Certainly there is the possibility of a criminally inclined or mentally unstable person obtaining a permit and then committing some crime or atrocity, but this almost never happens, because such people rarely bother to obey the law as a precursor to violent crime. Even if they do, it is not the legality of being armed which empowers their crime; they could just as easily carry illegally. That is one of the advantages criminals have.

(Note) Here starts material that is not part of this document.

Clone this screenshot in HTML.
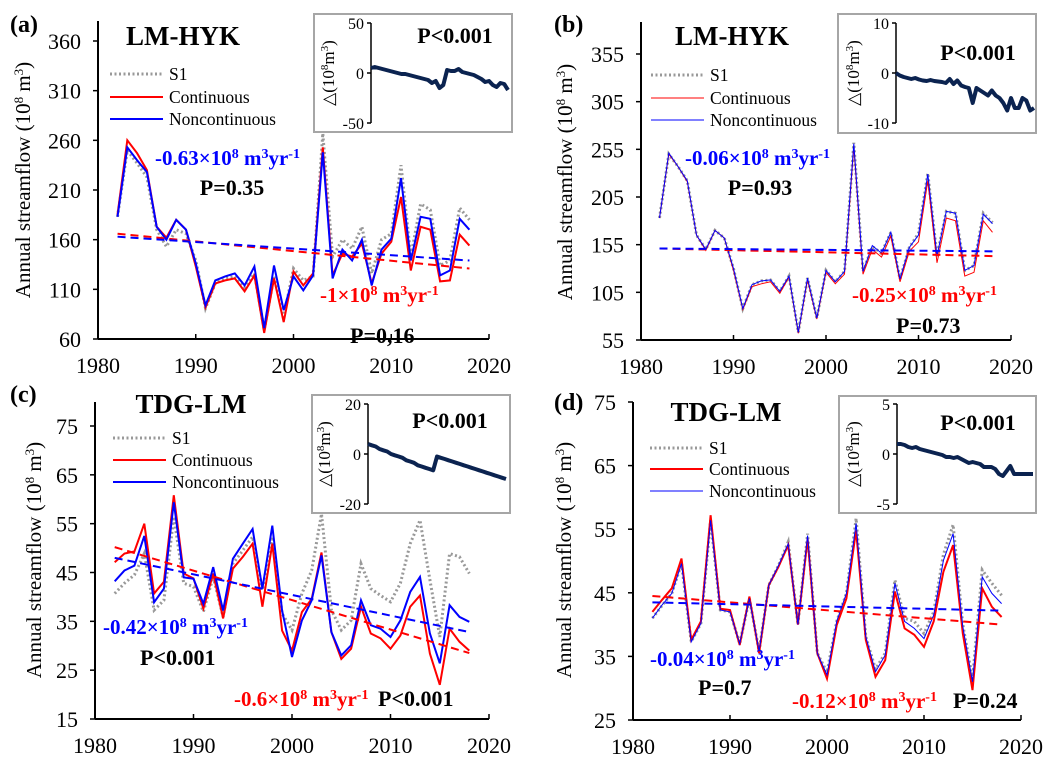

During the Virginia Tech massacre, students huddled behind flimsy desks as they waited and listened to the gunfire getting closer. Several had the time and presence of mind to pull out their cell phones and place calls to the police. Is it really so far-fetched to think that one of them, perhaps a veteran of Iraq or a competitive shooter, might have been able to position themselves in such a way as to take out the murderer when he entered the room? Or to think, as Holly Adams suggests, that perhaps the cowardly murderer might have hesitated to even attempt his heinous crime if there was a chance that one of his victim might have been able to shoot back? That idea is supported by the fact that most of these types of atrocities occur in so-called "Gun Free Zones," and that most of these cowards surrender or kill themselves at the first sign of armed resistance.
The murders at Virginia Tech were indeed a national tragedy as well as a personal tragedy for the survivors and the families of the victims like Holly Adams. Preventing such tragedies should be a concern for all of us, but responding to the actions of a criminal psychopath by restricting the ability of the law-abiding to protect themselves from such criminal psychopaths is irrational, ineffective and simply wrong.